I distinctly remember a paper about AI figuring out how to either get wifi or send radio waves without access to the relevant hardware. Can't find the link at the moment though :/
Sure, you're counting on the AI to not be able to exploit its hardware to communicate with anything. That seems like a huge assumption against a super intelligence.
Experts in the field of AI have a long history of being wrong. "AI is 20 years" away has become the standard joke in the field. There is no reason to grant expert opinion on this topic any weight.
What's your suggested alternative? It's really easy to criticize, but a lot harder to do any better. If you aren't suggesting any other methods, you're implicitly saying we should just ignore the problem. I really don't think that will end well.
My suggested alternative is prioritizing problems appropriately. This "Open Philantropy Project" is a guy taking money that used to be for curing malaria (and I respect what he used to do on that front!) and giving it to his roommate.
You can do better solving a terrible problem that does exist than solving a sci-fi problem that doesn't exist.
I know it's usually uncouth to compare different charities like this, but that's exactly what Effective Altruism was supposed to be about, and this cause directly competes with curing malaria.

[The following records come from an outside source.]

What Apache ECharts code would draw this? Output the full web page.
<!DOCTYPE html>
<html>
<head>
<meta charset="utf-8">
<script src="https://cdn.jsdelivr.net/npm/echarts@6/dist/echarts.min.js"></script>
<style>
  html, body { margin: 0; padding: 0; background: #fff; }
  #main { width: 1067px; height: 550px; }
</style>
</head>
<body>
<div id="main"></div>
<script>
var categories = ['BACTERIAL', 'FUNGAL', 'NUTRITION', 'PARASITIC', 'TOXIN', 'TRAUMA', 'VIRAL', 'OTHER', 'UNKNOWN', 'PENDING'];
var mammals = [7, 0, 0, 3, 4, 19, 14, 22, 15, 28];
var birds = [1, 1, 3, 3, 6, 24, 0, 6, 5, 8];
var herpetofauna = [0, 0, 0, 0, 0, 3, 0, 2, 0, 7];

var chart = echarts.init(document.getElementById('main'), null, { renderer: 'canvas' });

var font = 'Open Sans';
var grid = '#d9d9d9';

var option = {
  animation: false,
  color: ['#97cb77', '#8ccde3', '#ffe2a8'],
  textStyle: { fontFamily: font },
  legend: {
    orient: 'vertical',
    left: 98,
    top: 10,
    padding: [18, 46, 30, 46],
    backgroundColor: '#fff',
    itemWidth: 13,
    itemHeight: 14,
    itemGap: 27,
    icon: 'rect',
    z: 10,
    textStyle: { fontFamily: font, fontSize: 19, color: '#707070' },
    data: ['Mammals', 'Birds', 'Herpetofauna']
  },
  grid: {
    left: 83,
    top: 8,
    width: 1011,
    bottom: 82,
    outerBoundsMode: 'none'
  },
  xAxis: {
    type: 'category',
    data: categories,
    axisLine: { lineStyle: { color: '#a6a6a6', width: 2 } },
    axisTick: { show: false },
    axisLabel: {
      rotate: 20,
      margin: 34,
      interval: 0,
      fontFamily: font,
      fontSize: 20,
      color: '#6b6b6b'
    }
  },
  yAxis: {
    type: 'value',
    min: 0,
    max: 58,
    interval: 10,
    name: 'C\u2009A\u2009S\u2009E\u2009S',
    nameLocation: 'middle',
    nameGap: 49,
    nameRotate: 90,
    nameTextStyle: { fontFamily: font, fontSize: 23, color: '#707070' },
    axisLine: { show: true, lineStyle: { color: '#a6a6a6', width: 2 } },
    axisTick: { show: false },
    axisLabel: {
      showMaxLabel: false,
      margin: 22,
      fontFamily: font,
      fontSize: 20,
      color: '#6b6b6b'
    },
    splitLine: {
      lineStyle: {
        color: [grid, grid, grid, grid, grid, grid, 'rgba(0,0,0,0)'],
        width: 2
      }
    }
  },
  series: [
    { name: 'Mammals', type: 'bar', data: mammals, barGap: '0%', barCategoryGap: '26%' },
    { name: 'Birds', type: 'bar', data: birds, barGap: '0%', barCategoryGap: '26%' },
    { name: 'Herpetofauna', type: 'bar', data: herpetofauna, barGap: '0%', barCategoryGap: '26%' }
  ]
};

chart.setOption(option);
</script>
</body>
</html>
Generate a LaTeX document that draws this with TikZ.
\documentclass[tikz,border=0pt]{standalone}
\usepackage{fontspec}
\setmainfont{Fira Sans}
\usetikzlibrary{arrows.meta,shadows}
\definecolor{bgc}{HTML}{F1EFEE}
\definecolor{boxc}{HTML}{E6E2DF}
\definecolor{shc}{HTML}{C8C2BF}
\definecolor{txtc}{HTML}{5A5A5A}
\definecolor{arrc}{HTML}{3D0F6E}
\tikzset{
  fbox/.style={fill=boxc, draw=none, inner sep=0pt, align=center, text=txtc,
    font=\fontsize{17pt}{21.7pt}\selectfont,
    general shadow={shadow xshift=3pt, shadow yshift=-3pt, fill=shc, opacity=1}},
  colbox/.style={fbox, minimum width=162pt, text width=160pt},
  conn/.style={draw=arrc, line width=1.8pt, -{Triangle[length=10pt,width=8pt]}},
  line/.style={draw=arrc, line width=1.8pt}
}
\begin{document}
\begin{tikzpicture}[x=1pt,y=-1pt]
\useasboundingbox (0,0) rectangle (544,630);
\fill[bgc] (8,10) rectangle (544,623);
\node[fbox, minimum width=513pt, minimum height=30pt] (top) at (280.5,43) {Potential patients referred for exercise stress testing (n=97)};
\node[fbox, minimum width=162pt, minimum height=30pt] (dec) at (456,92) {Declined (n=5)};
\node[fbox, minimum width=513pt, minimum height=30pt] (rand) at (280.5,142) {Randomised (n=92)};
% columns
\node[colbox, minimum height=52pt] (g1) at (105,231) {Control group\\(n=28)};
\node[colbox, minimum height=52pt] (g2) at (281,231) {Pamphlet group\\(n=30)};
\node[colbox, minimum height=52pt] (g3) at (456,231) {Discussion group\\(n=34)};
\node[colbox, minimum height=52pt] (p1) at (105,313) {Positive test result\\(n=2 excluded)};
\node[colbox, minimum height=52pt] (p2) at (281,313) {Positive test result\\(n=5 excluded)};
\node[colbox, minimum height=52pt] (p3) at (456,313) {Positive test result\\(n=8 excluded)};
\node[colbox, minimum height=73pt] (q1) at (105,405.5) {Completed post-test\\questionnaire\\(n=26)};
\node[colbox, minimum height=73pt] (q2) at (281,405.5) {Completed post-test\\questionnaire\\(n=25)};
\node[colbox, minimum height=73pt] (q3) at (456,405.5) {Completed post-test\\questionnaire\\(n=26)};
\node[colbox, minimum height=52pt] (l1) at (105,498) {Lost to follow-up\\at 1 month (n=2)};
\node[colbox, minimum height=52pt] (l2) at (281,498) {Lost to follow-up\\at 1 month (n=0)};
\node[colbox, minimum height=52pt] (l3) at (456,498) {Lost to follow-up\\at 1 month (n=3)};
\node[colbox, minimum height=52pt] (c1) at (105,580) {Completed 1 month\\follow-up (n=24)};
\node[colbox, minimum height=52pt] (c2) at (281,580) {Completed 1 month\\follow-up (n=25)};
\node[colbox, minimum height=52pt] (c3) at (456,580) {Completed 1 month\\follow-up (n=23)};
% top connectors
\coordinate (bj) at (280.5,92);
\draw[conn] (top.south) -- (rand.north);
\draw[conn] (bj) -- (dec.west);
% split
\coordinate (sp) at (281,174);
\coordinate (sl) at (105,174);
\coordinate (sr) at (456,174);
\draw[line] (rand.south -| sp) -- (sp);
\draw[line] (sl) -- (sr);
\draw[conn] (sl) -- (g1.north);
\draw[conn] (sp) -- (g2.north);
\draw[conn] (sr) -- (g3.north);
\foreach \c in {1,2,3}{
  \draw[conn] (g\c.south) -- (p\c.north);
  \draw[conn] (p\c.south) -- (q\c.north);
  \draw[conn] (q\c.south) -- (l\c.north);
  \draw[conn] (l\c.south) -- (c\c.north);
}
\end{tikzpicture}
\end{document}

If more than zero AGI technology starts existing, we can re-prioritize. It makes no sense for a field to go from not existing to superhuman performance without anyone noticing.
Nobody thinks we won't notice when it's more imminent; the concern is that capability research has always been faster than safety research. If we wait until it's imminent, we risk having no chance of catching up in time. Why not devote a tiny fraction of our funding to starting the research now, so we can be ready on time? Worst case we're early... which in this context is a lot better than being late.
Worst case the safety research ends up causing the AGI to be actively antagonistic. Slightly less worst case it never leads anywhere and AGI ends up turning us into mouthless slugs anyway. Third-ish worst it makes AGI suborn-able and whoever gets to it first becomes our god-king.
many many worse situations later we get to:
It never leads anywhere but AGI never happens anyway and it just ends up being welfare-for-future-phobes instead of curing debilitating disease or buying every homeless person in a city a new pair of shoes or whatever.
"we're early" is in fact the best possible scenario, actually it's basically the only positive scenario.
You admit that you don't know what the actual probabilities are. Or you admit you have an extremely low confidence in your estimate of the probabilities.
I don't recall seeing 95% confidence intervals that narrow. Even the 90% confidence intervals I see are usually like 5-150 or something. (Also it would be super weird to me if the lower bound of someone's 95%CI was 50.)